Latest update : 2013-07-21

Four people have been arrested after vehicles were torched and weapons fired at police during a second night of violence in the Paris suburbs on Saturday. The unrest follows an incident involving France’s controversial ban on Islamic face veils.

Cars were torched and weapons fired at police in a second night of violence in suburbs west of Paris on Saturday.

Despite a heavily reinforced police presence in the area, around 50 people were involved in fresh clashes with security forces, with some firing “mortars and fireworks”, police union chief David Callu told French TV station BFMTV.

He added that the violence had spread from the suburb of Trappes – the scene of Friday night’s clashes – to the neighbouring towns of Élancourt and Guyancourt.

Some 20 cars were torched in the Élancourt area during the course of the night, according to a statement from France’s Interior Minister Manuel Valls, who also said that four arrests had been made.

Meanwhile the AFP news agency reported that a motorist in Trappes had attempted to ram police with a car. No injuries occurred from the incident, but the driver of the vehicle is yet to be found.

A police vehicle parked near the town’s police station was also left partially burned by a Molotov cocktail.

By Sunday morning, calm seemed to have returned to the area, but Interior Minister Valls said extra security measures would remain in place in a bid to prevent further violence breaking out.

The four people arrested will appear in court on Monday.

Arrest over Islamic face veil sparks unrest

On Friday night, around 250 people had clashed with police in Trappes, with video showing assailants hurling projectiles at security forces and a number of bins set ablaze.

Four police officers were injured and six people were detained during the violence, while a 14-year-old boy suffered a serious eye injury from a projectile, police said.

The clashes were apparently sparked by the arrest on Thursday of a man accused of assaulting a police officer after his wife was stopped for wearing a full-face veil – illegal under French law.

Prosecutor Vincent Lesclous told reporters on Saturday that the man had attempted to strangle the police officer during the altercation.

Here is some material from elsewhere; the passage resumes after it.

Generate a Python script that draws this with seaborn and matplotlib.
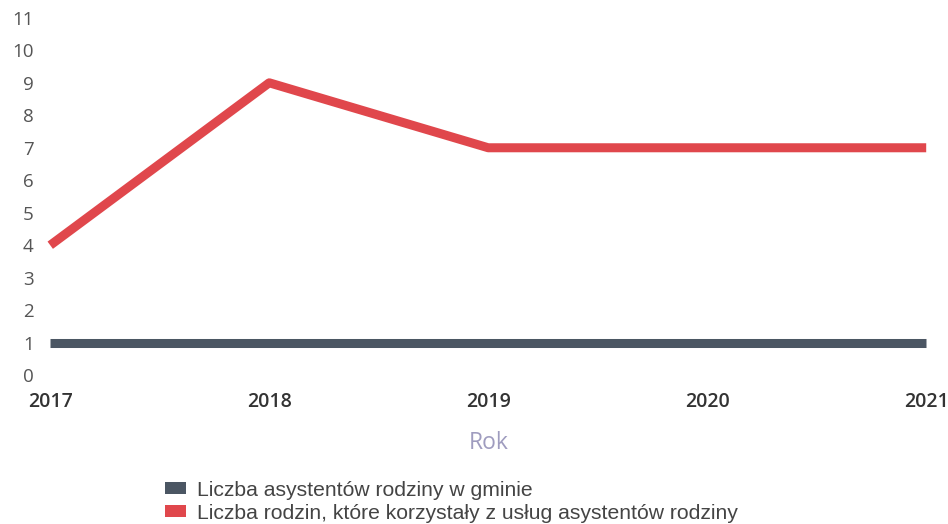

But this version of events has been disputed, with The Collective Against Islamophobia in France (CCIF) publishing a statement on its website on Saturday, claiming to be from the wife of the arrested man, in which she accused the police of being abusive and using unnecessary force.

The CCIF said the actions of the police were a sign of the “racism and Islamophobia” that are now “clearly institutionalised and legitimised” in France.

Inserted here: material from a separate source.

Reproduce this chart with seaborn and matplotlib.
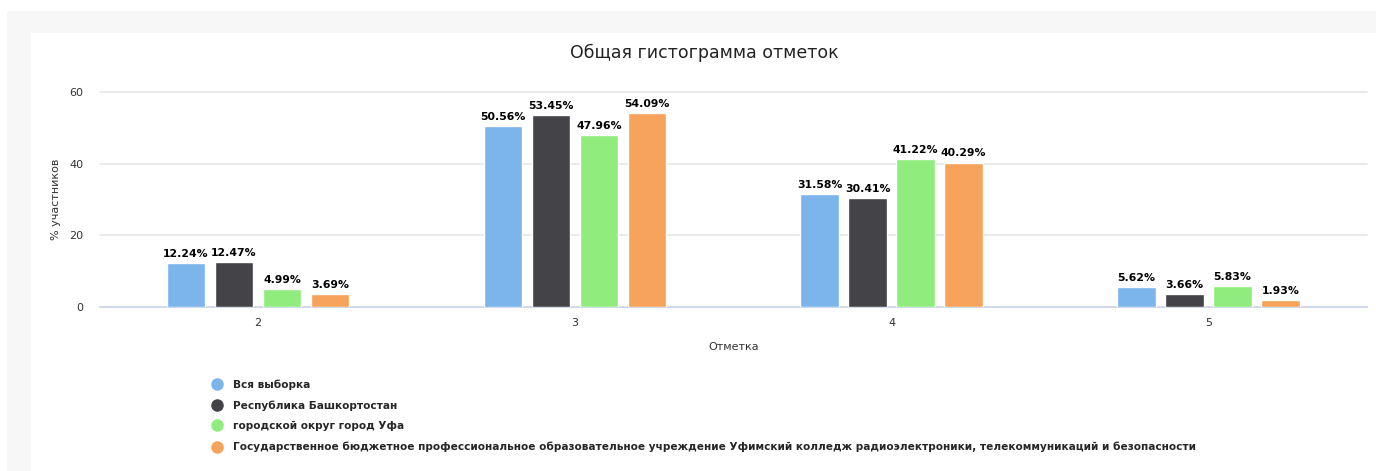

France’s so-called 'burqa ban' came into effect in April 2011 and made it illegal to wear any item of clothing that conceals the face while in public, including the burqa and niqab garments sometimes worn by Muslim women.

Those caught violating the law can face an on-the-spot fine of up to 150 euros and/or the possibility of being sent on a citizenship course.

The ban sparked a wave of protests as it made its way into law and remains a highly divisive issue in France, with some claiming the legislation unfairly stigmatises Muslim women and infringes upon their civil liberties.